DATA LINES ::
-------------------------

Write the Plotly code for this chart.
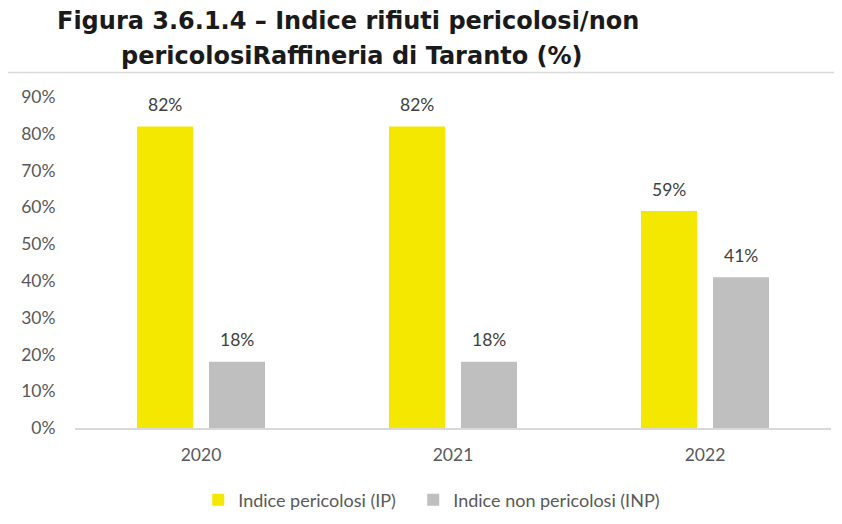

-------------------------

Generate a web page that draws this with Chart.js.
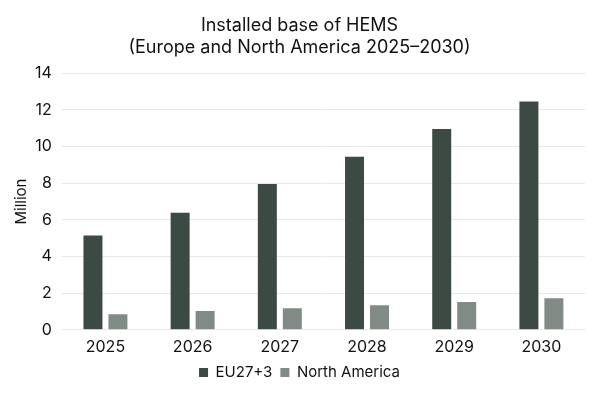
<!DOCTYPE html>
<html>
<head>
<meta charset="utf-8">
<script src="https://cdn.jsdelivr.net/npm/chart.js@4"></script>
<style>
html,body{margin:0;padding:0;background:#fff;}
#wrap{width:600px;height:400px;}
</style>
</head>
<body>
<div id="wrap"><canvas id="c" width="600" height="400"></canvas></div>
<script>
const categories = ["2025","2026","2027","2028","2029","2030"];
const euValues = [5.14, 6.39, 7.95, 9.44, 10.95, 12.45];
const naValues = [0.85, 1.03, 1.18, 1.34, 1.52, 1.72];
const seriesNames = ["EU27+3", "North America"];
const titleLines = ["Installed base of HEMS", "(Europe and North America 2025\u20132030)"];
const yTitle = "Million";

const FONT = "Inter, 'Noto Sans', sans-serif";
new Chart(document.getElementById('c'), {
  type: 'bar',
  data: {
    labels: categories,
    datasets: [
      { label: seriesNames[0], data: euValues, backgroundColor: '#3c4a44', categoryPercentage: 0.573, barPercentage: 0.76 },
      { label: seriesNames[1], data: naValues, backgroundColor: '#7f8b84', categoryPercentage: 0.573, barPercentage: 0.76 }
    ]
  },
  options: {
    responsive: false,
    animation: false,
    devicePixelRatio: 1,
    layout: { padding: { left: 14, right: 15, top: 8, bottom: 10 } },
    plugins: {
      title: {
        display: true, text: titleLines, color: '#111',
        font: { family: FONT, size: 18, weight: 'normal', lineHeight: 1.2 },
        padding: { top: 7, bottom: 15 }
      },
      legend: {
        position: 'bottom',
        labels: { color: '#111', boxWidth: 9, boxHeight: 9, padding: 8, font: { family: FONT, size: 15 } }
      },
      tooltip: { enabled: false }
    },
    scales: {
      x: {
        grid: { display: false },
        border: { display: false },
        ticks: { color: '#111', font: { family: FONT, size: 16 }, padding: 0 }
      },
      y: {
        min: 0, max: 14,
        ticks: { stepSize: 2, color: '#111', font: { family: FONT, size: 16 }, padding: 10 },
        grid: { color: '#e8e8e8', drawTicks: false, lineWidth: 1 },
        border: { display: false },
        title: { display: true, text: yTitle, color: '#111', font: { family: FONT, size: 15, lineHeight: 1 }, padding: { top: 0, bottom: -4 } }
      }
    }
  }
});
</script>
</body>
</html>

-------------------------

WHAT YOU HAVE TO DO ::
Check every line for "this" and show the ones that have it.

THE SOLUTION ::
Write the Plotly code for this chart.
Generate a web page that draws this with Chart.js.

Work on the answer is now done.